▶ Stated problem: Pictures aside, quote the whole listing exactly.

▶ Provided records:
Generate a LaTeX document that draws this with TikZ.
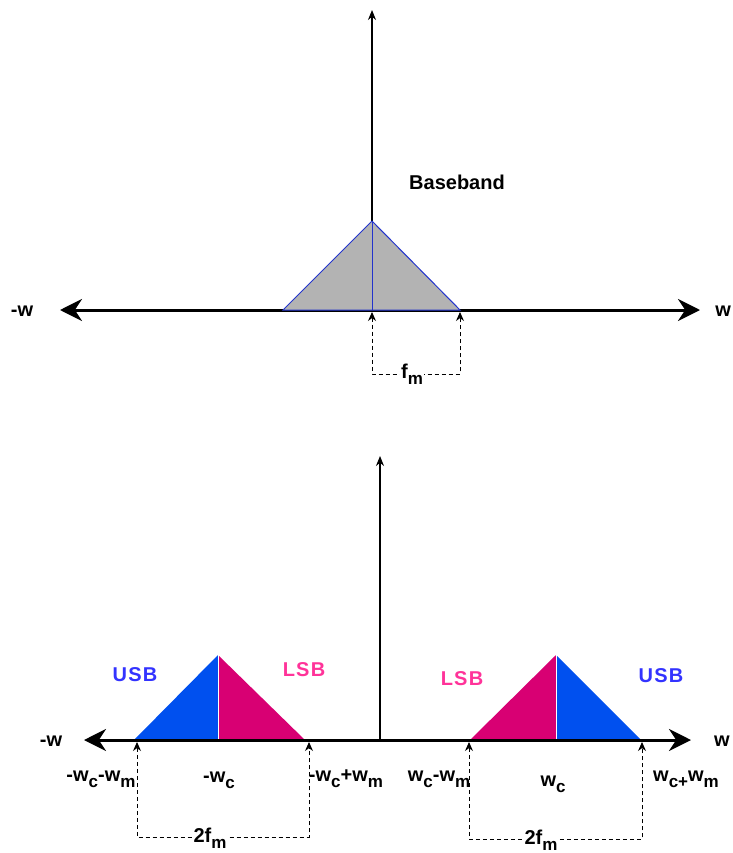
\documentclass[tikz,border=0pt]{standalone}
\usepackage{fontspec}
\setmainfont{Liberation Sans}
\usetikzlibrary{arrows.meta}
\definecolor{usbfill}{HTML}{0050EF}
\definecolor{lsbfill}{HTML}{D80073}
\definecolor{usbtext}{HTML}{3333FF}
\definecolor{lsbtext}{HTML}{FF3399}
\definecolor{bbfill}{HTML}{B3B3B3}
\definecolor{bbline}{HTML}{2233CC}
\newcommand{\sbs}[1]{\raisebox{-0.3em}{\fontsize{17}{17}\selectfont #1}}
\newcommand{\lsp}{\kern1.2pt}
\begin{document}
\begin{tikzpicture}[x=1pt,y=-1pt,
  lbl/.style={font=\fontsize{20}{20}\selectfont\bfseries, inner sep=0pt},
  haxis/.style={line width=3pt, {Stealth[length=22pt,width=22pt]}-{Stealth[length=22pt,width=22pt]}},
  vaxis/.style={line width=1.2pt, -{Stealth[length=10pt,width=8pt]}},
  dimline/.style={dashed, dash pattern=on 4pt off 3pt, line width=0.9pt, {Stealth[length=9pt,width=8pt]}-{Stealth[length=9pt,width=8pt]}},
  dimlabel/.style={lbl, fill=white, inner xsep=1pt, inner ysep=0pt}
]
\useasboundingbox (0,0) rectangle (732,853);

% ---------- top: baseband ----------
\coordinate (tAxL) at (60,310);
\coordinate (tAxR) at (700,310);
\coordinate (tO) at (372,310);
\coordinate (tUp) at (372,10);
\coordinate (tA) at (372,221);
\coordinate (tBL) at (283,310);
\coordinate (tBR) at (460,310);

\draw[haxis] (tAxL) -- (tAxR);
\draw[vaxis] (tO) -- (tUp);
\filldraw[fill=bbfill, draw=bbline, line width=1pt] (tBL) -- (tA) -- (tBR) -- cycle;
\draw[bbline, line width=1pt] (tA) -- (tO);

\node[lbl, anchor=center] (tmw) at (22,311) {-w};
\node[lbl, anchor=east] (tw) at (731,311) {w};
\node[lbl] (bb) at (457,182) {Baseband};

\coordinate (tD1) at (372,312);
\coordinate (tD2) at (460,312);
\coordinate (tDy) at (0,374);
\draw[dimline] (tD1) -- (tD1 |- tDy) -- (tD2 |- tDy) -- (tD2);
\node[dimlabel] (fm) at (412,374) {f\sbs{m}};

% ---------- bottom: DSB ----------
\coordinate (bAxL) at (84,740);
\coordinate (bAxR) at (691,740);
\coordinate (bO) at (380,740);
\coordinate (bUp) at (380,456);

\coordinate (lL) at (134,740);
\coordinate (lA) at (218,655);
\coordinate (lM) at (218,740);
\coordinate (lR) at (305,740);
\coordinate (rL) at (470,740);
\coordinate (rA) at (556,655);
\coordinate (rM) at (556,740);
\coordinate (rR) at (641,740);

\fill[usbfill] (lL) -- (lA) -- (lM) -- cycle;
\fill[lsbfill] (lM) -- (lA) -- (lR) -- cycle;
\fill[lsbfill] (rL) -- (rA) -- (rM) -- cycle;
\fill[usbfill] (rM) -- (rA) -- (rR) -- cycle;
\draw[white, line width=1pt] (lA) -- (lM);
\draw[white, line width=1pt] (rA) -- (rM);

\draw[haxis] (bAxL) -- (bAxR);
\draw[vaxis] (bO) -- (bUp);

\node[lbl, text=usbtext] (usbL) at (135,675) {U\lsp S\lsp B};
\node[lbl, text=lsbtext] (lsbL) at (304,670) {L\lsp S\lsp B};
\node[lbl, text=lsbtext] (lsbR) at (462,679) {L\lsp S\lsp B};
\node[lbl, text=usbtext] (usbR) at (661,676) {U\lsp S\lsp B};

\node[lbl] (bmw) at (51,741) {-w};
\node[lbl] (bw) at (722,741) {w};

\node[lbl, anchor=base] (n1) at (101,781) {-w\sbs{c}-w\sbs{m}};
\node[lbl, anchor=base] (n2) at (219,782) {-w\sbs{c}};
\node[lbl, anchor=base] (n3) at (346,781) {-w\sbs{c}+w\sbs{m}};
\node[lbl, anchor=base] (n4) at (439,781) {w\sbs{c}-w\sbs{m}};
\node[lbl, anchor=base] (n5) at (553,786) {w\sbs{c}};
\node[lbl, anchor=base] (n6) at (686,781) {w\sbs{c+}w\sbs{m}};

\coordinate (lD1) at (137,742);
\coordinate (lD2) at (309,742);
\coordinate (lDy) at (0,837);
\draw[dimline] (lD1) -- (lD1 |- lDy) -- (lD2 |- lDy) -- (lD2);
\node[dimlabel] (f2L) at (210,838) {2f\sbs{m}};

\coordinate (rD1) at (469,742);
\coordinate (rD2) at (642,742);
\coordinate (rDy) at (0,839);
\draw[dimline] (rD1) -- (rD1 |- rDy) -- (rD2 |- rDy) -- (rD2);
\node[dimlabel] (f2R) at (541,840) {2f\sbs{m}};
\end{tikzpicture}
\end{document}
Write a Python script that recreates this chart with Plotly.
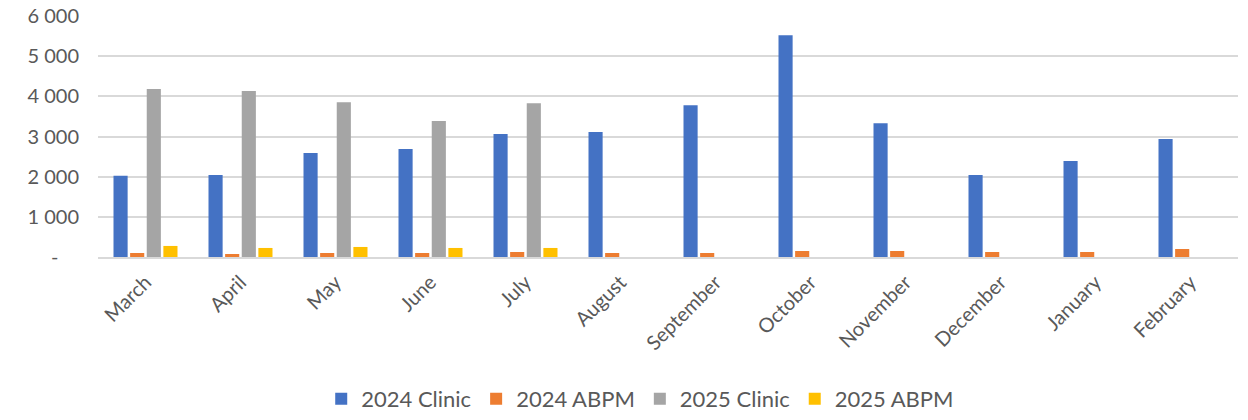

▶ Expected output:
Generate a LaTeX document that draws this with TikZ.
\documentclass[tikz,border=0pt]{standalone}
\usepackage{fontspec}
\setmainfont{Liberation Sans}
\usetikzlibrary{arrows.meta}
\definecolor{usbfill}{HTML}{0050EF}
\definecolor{lsbfill}{HTML}{D80073}
\definecolor{usbtext}{HTML}{3333FF}
\definecolor{lsbtext}{HTML}{FF3399}
\definecolor{bbfill}{HTML}{B3B3B3}
\definecolor{bbline}{HTML}{2233CC}
\newcommand{\sbs}[1]{\raisebox{-0.3em}{\fontsize{17}{17}\selectfont #1}}
\newcommand{\lsp}{\kern1.2pt}
\begin{document}
\begin{tikzpicture}[x=1pt,y=-1pt,
  lbl/.style={font=\fontsize{20}{20}\selectfont\bfseries, inner sep=0pt},
  haxis/.style={line width=3pt, {Stealth[length=22pt,width=22pt]}-{Stealth[length=22pt,width=22pt]}},
  vaxis/.style={line width=1.2pt, -{Stealth[length=10pt,width=8pt]}},
  dimline/.style={dashed, dash pattern=on 4pt off 3pt, line width=0.9pt, {Stealth[length=9pt,width=8pt]}-{Stealth[length=9pt,width=8pt]}},
  dimlabel/.style={lbl, fill=white, inner xsep=1pt, inner ysep=0pt}
]
\useasboundingbox (0,0) rectangle (732,853);

% ---------- top: baseband ----------
\coordinate (tAxL) at (60,310);
\coordinate (tAxR) at (700,310);
\coordinate (tO) at (372,310);
\coordinate (tUp) at (372,10);
\coordinate (tA) at (372,221);
\coordinate (tBL) at (283,310);
\coordinate (tBR) at (460,310);

\draw[haxis] (tAxL) -- (tAxR);
\draw[vaxis] (tO) -- (tUp);
\filldraw[fill=bbfill, draw=bbline, line width=1pt] (tBL) -- (tA) -- (tBR) -- cycle;
\draw[bbline, line width=1pt] (tA) -- (tO);

\node[lbl, anchor=center] (tmw) at (22,311) {-w};
\node[lbl, anchor=east] (tw) at (731,311) {w};
\node[lbl] (bb) at (457,182) {Baseband};

\coordinate (tD1) at (372,312);
\coordinate (tD2) at (460,312);
\coordinate (tDy) at (0,374);
\draw[dimline] (tD1) -- (tD1 |- tDy) -- (tD2 |- tDy) -- (tD2);
\node[dimlabel] (fm) at (412,374) {f\sbs{m}};

% ---------- bottom: DSB ----------
\coordinate (bAxL) at (84,740);
\coordinate (bAxR) at (691,740);
\coordinate (bO) at (380,740);
\coordinate (bUp) at (380,456);

\coordinate (lL) at (134,740);
\coordinate (lA) at (218,655);
\coordinate (lM) at (218,740);
\coordinate (lR) at (305,740);
\coordinate (rL) at (470,740);
\coordinate (rA) at (556,655);
\coordinate (rM) at (556,740);
\coordinate (rR) at (641,740);

\fill[usbfill] (lL) -- (lA) -- (lM) -- cycle;
\fill[lsbfill] (lM) -- (lA) -- (lR) -- cycle;
\fill[lsbfill] (rL) -- (rA) -- (rM) -- cycle;
\fill[usbfill] (rM) -- (rA) -- (rR) -- cycle;
\draw[white, line width=1pt] (lA) -- (lM);
\draw[white, line width=1pt] (rA) -- (rM);

\draw[haxis] (bAxL) -- (bAxR);
\draw[vaxis] (bO) -- (bUp);

\node[lbl, text=usbtext] (usbL) at (135,675) {U\lsp S\lsp B};
\node[lbl, text=lsbtext] (lsbL) at (304,670) {L\lsp S\lsp B};
\node[lbl, text=lsbtext] (lsbR) at (462,679) {L\lsp S\lsp B};
\node[lbl, text=usbtext] (usbR) at (661,676) {U\lsp S\lsp B};

\node[lbl] (bmw) at (51,741) {-w};
\node[lbl] (bw) at (722,741) {w};

\node[lbl, anchor=base] (n1) at (101,781) {-w\sbs{c}-w\sbs{m}};
\node[lbl, anchor=base] (n2) at (219,782) {-w\sbs{c}};
\node[lbl, anchor=base] (n3) at (346,781) {-w\sbs{c}+w\sbs{m}};
\node[lbl, anchor=base] (n4) at (439,781) {w\sbs{c}-w\sbs{m}};
\node[lbl, anchor=base] (n5) at (553,786) {w\sbs{c}};
\node[lbl, anchor=base] (n6) at (686,781) {w\sbs{c+}w\sbs{m}};

\coordinate (lD1) at (137,742);
\coordinate (lD2) at (309,742);
\coordinate (lDy) at (0,837);
\draw[dimline] (lD1) -- (lD1 |- lDy) -- (lD2 |- lDy) -- (lD2);
\node[dimlabel] (f2L) at (210,838) {2f\sbs{m}};

\coordinate (rD1) at (469,742);
\coordinate (rD2) at (642,742);
\coordinate (rDy) at (0,839);
\draw[dimline] (rD1) -- (rD1 |- rDy) -- (rD2 |- rDy) -- (rD2);
\node[dimlabel] (f2R) at (541,840) {2f\sbs{m}};
\end{tikzpicture}
\end{document}
Write a Python script that recreates this chart with Plotly.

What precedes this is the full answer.